> _What you have to do_: Copy exactly the lines from the start of the material through the line with "plt.rcParams['mathtext.default'] = 'regular'". Pictures stay out of the copy.

[START]

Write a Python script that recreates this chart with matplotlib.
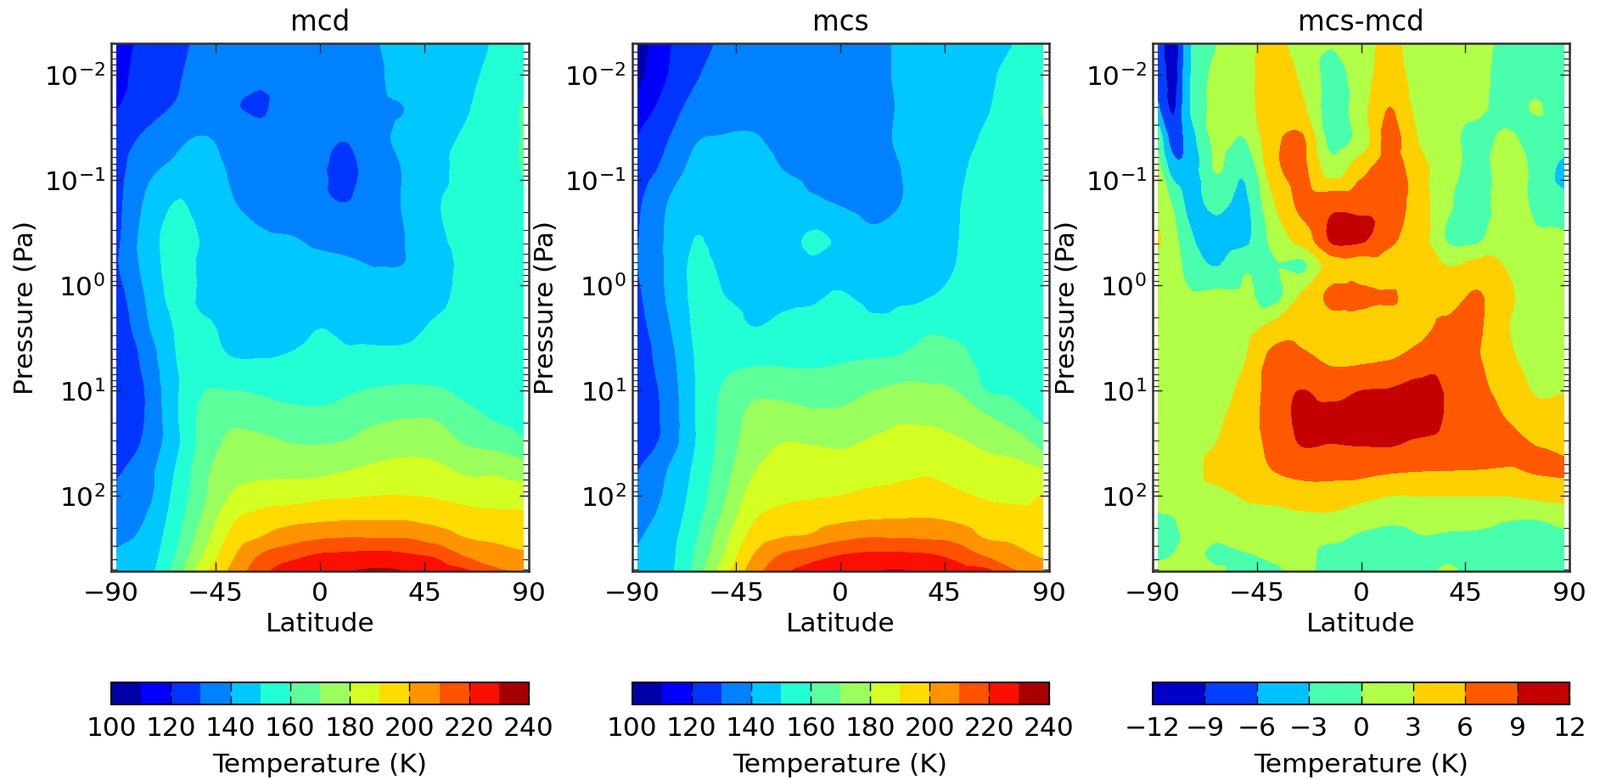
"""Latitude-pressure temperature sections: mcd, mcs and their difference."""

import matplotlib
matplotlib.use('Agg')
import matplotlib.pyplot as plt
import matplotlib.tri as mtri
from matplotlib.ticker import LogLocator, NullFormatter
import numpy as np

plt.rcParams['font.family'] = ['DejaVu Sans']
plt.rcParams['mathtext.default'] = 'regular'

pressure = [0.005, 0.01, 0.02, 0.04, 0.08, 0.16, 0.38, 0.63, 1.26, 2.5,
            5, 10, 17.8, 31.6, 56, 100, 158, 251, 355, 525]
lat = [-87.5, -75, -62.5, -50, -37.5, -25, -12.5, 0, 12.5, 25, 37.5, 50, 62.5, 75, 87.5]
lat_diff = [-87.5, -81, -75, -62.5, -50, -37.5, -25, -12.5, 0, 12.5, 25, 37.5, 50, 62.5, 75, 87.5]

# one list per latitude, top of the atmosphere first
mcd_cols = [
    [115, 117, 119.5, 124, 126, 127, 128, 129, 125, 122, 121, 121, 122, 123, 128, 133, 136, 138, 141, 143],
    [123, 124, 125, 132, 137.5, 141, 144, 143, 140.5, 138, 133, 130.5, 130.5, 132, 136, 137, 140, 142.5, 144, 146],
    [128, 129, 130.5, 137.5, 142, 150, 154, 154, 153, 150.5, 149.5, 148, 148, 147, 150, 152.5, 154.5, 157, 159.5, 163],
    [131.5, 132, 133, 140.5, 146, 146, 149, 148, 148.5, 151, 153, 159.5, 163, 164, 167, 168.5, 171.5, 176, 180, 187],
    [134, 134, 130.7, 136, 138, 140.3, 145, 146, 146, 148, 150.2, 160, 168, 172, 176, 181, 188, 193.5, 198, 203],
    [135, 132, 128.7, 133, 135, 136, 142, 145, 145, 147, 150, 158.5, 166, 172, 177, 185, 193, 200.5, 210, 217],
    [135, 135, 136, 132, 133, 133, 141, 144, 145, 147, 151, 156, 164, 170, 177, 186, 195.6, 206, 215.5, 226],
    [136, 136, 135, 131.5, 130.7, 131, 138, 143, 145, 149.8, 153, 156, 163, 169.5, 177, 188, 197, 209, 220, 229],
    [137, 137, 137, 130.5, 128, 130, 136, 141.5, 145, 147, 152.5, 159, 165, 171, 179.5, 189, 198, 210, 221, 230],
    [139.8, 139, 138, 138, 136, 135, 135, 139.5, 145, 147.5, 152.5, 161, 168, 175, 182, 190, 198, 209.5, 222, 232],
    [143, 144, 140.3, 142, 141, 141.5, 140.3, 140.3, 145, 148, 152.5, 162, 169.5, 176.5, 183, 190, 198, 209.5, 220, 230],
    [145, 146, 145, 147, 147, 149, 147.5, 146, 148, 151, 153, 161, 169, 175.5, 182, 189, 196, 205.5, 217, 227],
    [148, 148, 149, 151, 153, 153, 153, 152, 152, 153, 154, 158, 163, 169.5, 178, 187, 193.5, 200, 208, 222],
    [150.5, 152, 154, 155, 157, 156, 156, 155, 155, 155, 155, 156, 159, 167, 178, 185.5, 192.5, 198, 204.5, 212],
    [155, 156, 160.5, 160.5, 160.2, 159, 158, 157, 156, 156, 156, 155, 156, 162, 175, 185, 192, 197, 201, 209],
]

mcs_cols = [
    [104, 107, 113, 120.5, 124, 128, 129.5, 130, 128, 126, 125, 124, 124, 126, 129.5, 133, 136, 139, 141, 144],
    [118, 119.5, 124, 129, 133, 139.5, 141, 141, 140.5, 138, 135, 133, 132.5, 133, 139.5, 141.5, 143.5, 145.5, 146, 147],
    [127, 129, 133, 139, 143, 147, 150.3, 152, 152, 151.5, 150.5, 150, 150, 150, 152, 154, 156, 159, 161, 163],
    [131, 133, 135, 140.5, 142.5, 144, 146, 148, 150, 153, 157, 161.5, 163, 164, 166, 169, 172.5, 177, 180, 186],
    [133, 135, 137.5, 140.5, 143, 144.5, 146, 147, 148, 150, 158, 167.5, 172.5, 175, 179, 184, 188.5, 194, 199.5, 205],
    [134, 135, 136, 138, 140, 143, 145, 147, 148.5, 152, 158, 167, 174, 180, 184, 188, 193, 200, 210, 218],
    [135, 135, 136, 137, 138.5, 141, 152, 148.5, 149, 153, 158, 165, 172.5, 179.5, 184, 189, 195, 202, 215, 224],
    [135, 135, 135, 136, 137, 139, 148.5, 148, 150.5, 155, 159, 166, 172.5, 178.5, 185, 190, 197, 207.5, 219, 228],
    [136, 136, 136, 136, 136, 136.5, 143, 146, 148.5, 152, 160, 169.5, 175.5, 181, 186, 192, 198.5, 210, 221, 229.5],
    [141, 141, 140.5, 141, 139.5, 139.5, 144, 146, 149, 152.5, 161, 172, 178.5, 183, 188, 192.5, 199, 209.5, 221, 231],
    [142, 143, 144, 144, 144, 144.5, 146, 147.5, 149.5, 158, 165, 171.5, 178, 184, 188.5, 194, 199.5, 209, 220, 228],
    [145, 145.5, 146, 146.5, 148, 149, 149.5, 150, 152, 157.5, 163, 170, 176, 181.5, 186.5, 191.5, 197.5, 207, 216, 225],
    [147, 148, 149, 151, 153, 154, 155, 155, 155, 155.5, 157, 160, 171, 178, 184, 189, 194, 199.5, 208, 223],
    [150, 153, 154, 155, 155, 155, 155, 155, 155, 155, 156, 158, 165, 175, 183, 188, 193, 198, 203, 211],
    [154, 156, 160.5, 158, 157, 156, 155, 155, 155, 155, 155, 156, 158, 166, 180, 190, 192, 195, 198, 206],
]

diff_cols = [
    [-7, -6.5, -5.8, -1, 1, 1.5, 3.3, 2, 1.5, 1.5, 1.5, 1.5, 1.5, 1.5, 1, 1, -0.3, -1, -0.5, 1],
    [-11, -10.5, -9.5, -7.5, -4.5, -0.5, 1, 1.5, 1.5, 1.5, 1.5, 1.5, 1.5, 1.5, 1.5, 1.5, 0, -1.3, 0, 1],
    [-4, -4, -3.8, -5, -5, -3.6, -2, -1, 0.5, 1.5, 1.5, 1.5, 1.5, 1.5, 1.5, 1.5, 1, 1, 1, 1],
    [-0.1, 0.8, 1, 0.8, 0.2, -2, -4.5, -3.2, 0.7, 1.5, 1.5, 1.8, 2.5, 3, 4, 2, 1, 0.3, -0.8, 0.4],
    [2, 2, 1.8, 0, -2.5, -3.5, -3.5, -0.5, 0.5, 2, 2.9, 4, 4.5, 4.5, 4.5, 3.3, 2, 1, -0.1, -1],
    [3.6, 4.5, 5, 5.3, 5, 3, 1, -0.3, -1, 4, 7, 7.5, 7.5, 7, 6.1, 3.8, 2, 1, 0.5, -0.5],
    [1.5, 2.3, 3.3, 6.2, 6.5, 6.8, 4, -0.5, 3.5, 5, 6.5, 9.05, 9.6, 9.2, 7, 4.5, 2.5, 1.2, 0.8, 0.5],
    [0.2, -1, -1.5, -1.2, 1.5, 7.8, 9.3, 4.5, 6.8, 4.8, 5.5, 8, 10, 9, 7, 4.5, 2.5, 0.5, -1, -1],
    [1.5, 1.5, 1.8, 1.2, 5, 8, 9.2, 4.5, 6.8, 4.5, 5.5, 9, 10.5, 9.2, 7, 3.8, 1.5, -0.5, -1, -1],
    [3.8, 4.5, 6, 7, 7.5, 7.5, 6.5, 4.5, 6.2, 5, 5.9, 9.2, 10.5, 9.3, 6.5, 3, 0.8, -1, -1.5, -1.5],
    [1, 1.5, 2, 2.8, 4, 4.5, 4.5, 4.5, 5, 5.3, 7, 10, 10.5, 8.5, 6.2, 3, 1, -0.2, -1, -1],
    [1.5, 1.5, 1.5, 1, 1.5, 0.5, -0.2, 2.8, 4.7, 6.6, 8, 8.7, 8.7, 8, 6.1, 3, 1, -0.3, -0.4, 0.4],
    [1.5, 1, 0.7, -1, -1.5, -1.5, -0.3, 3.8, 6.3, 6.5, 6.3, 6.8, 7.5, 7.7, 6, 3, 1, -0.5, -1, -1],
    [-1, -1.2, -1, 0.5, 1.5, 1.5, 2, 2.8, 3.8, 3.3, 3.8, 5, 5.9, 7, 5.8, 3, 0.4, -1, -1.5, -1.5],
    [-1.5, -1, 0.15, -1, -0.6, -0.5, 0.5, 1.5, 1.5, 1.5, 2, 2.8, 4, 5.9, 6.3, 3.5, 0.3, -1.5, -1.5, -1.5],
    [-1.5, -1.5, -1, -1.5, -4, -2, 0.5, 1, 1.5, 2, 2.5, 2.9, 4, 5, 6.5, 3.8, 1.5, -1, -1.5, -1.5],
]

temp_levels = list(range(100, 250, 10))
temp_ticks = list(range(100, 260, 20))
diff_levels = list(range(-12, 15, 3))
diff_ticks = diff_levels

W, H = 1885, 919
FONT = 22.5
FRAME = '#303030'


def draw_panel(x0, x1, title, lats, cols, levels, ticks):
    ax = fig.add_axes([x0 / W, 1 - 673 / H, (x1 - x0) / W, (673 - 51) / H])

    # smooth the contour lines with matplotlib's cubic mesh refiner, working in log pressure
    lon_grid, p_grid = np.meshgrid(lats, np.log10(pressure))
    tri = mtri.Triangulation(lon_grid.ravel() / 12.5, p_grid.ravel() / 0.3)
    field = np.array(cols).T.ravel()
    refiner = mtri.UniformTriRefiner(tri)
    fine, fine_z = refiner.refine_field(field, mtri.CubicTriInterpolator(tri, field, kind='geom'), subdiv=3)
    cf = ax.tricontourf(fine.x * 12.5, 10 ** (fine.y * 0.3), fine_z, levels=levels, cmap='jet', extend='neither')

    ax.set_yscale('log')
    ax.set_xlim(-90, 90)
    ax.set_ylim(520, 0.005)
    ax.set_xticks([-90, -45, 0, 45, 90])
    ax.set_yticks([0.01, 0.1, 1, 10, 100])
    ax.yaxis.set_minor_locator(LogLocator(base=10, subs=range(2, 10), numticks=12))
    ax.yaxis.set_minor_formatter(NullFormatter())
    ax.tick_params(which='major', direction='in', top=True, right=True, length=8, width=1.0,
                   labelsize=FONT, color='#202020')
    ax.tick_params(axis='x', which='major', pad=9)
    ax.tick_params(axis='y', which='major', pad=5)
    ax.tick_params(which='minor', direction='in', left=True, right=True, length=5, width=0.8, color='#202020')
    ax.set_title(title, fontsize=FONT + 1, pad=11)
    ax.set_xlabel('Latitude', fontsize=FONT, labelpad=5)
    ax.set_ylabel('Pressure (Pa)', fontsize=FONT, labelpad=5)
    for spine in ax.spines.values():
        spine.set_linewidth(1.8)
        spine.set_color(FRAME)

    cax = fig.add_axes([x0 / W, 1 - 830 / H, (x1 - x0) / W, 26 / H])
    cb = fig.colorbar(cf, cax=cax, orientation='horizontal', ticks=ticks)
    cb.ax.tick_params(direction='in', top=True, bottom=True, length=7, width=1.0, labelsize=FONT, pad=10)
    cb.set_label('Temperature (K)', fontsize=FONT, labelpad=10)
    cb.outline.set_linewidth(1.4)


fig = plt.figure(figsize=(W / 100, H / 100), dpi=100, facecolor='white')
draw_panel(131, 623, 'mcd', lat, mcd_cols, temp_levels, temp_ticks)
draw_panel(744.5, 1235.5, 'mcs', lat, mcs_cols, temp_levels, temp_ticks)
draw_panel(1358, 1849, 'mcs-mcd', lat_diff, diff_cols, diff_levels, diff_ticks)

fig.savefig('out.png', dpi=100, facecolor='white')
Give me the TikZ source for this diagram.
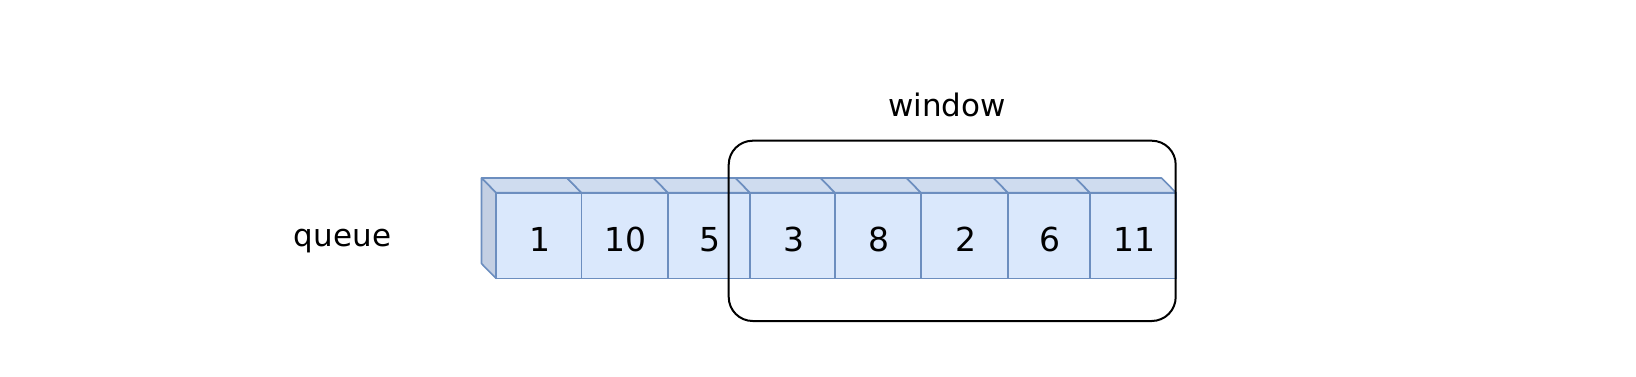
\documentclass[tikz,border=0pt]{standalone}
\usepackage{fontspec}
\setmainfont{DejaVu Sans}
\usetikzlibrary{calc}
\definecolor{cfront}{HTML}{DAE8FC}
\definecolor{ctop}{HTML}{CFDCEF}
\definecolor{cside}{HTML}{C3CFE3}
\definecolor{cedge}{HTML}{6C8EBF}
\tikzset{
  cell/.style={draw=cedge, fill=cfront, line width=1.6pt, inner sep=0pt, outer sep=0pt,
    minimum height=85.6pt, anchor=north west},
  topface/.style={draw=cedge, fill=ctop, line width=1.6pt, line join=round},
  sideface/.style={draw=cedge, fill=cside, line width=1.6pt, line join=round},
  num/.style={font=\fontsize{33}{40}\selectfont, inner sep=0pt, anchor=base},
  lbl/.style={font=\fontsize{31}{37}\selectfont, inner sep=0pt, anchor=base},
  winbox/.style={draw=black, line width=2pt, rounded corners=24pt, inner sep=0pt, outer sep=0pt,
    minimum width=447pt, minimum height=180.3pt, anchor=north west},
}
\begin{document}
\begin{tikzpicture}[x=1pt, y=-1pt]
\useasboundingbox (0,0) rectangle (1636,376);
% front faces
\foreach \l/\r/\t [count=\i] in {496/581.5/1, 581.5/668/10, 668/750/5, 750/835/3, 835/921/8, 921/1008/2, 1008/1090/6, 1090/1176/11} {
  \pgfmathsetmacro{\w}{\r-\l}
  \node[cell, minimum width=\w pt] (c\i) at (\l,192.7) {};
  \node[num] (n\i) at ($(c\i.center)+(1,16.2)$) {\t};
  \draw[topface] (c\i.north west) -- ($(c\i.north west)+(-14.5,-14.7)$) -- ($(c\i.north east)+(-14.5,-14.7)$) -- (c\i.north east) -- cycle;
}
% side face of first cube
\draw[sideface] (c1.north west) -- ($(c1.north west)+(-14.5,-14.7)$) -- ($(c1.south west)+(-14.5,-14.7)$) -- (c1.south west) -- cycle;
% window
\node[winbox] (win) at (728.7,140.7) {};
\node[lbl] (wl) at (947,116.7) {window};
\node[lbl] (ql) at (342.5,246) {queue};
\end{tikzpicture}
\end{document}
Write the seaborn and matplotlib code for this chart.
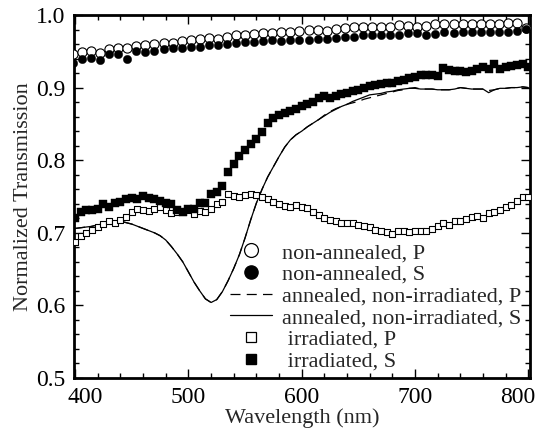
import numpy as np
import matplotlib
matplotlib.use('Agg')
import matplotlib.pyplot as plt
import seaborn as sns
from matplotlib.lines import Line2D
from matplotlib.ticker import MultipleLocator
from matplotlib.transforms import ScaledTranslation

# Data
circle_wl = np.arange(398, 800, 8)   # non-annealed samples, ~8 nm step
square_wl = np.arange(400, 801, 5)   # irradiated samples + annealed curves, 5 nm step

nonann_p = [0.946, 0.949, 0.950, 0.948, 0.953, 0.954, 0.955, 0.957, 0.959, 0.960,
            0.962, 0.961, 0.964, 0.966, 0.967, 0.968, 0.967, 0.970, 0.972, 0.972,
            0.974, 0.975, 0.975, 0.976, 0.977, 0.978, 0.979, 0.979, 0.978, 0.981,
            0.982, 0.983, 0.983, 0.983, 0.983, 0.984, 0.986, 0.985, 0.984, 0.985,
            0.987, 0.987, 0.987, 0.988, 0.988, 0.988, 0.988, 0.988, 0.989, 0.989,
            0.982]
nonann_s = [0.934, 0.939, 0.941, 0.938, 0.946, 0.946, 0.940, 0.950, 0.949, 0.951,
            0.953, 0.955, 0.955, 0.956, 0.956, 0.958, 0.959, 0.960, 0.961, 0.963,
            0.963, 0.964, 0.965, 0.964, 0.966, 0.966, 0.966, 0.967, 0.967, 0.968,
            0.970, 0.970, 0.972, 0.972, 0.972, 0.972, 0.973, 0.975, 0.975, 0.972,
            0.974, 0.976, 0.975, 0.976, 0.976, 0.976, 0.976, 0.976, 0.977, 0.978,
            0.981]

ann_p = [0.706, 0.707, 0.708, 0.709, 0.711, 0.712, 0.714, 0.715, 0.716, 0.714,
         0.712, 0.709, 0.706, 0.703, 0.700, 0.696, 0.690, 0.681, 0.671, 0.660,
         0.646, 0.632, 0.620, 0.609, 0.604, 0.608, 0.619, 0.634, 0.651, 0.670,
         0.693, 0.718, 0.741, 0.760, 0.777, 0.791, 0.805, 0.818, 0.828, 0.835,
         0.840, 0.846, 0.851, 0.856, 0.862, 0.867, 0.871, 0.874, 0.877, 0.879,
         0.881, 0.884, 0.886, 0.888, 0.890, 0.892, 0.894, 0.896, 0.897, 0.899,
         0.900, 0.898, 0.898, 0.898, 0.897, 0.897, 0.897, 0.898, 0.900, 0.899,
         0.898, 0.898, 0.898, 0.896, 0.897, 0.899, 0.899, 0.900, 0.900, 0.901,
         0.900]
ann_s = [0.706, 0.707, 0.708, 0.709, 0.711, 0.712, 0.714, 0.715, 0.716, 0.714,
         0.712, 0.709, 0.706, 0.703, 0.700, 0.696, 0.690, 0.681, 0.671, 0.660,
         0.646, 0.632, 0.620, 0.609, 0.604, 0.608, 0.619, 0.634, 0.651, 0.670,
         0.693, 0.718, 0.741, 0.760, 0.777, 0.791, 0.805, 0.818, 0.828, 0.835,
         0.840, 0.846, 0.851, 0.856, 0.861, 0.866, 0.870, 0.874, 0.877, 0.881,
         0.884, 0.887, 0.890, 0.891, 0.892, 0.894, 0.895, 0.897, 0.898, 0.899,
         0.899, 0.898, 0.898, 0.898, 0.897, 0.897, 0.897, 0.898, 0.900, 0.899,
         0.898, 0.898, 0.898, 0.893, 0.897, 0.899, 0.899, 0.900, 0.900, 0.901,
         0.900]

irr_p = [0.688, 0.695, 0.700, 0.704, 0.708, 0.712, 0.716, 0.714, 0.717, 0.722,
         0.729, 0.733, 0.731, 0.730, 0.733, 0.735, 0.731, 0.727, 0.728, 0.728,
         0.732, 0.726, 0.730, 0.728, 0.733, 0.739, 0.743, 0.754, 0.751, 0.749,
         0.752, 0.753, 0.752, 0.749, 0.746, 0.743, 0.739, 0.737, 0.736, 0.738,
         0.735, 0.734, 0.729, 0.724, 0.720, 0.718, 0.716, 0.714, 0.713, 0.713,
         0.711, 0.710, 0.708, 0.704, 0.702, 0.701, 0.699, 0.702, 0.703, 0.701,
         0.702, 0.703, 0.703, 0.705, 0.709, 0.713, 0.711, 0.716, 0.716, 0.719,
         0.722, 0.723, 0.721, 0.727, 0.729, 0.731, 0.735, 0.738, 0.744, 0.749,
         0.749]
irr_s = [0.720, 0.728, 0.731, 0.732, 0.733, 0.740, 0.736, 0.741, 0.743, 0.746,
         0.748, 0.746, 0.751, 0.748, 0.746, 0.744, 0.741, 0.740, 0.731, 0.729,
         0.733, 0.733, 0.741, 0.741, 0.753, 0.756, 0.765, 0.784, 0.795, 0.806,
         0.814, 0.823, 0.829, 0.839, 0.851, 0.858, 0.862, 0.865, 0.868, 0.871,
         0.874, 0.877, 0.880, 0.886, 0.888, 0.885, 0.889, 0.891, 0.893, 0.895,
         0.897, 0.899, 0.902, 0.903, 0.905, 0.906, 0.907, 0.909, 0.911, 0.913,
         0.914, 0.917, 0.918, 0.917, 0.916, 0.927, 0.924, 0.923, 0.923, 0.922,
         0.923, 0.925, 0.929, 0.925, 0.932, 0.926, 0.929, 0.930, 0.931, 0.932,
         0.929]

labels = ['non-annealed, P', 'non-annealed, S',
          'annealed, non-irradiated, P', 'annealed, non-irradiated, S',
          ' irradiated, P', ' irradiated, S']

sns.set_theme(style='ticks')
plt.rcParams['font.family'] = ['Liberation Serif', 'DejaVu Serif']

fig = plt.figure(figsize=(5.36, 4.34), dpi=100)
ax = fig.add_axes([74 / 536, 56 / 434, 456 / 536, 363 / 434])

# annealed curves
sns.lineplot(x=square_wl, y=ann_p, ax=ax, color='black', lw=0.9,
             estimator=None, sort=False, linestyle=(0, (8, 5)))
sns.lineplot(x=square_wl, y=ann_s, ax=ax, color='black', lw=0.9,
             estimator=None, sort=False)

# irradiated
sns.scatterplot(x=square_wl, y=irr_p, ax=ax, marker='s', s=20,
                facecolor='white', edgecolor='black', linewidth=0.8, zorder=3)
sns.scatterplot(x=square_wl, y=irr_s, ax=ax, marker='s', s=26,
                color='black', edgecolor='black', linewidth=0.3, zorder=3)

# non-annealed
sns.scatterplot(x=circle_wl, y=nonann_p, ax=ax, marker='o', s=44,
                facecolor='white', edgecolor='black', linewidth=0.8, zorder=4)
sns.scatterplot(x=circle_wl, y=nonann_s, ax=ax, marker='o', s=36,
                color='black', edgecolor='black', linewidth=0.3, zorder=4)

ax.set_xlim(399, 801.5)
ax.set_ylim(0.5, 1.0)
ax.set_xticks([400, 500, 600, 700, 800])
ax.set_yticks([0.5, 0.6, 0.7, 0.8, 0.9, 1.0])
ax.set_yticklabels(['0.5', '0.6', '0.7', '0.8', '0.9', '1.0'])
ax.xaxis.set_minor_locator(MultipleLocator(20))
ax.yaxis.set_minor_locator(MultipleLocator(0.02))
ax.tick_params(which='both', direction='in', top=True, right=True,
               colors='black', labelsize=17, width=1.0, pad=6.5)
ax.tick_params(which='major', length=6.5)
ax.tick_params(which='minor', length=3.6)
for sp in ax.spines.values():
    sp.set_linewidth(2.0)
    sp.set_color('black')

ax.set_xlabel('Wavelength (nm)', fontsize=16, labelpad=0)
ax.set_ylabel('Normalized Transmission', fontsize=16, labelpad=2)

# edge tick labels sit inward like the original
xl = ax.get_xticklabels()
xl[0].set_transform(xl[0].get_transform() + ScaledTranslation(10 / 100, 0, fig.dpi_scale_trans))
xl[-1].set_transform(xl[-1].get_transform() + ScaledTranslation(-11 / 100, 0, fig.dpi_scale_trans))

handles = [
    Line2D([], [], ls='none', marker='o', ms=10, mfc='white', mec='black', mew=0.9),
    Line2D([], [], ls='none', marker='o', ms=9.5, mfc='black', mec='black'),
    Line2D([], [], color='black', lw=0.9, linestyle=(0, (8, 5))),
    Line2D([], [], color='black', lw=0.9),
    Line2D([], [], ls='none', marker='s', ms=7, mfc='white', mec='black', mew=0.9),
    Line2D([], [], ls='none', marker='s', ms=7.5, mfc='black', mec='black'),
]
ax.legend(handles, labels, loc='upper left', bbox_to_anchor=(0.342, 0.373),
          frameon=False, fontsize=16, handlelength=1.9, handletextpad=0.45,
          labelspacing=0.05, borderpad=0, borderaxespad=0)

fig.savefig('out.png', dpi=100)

[END]

> _The response_:
Write a Python script that recreates this chart with matplotlib.
"""Latitude-pressure temperature sections: mcd, mcs and their difference."""

import matplotlib
matplotlib.use('Agg')
import matplotlib.pyplot as plt
import matplotlib.tri as mtri
from matplotlib.ticker import LogLocator, NullFormatter
import numpy as np

plt.rcParams['font.family'] = ['DejaVu Sans']
plt.rcParams['mathtext.default'] = 'regular'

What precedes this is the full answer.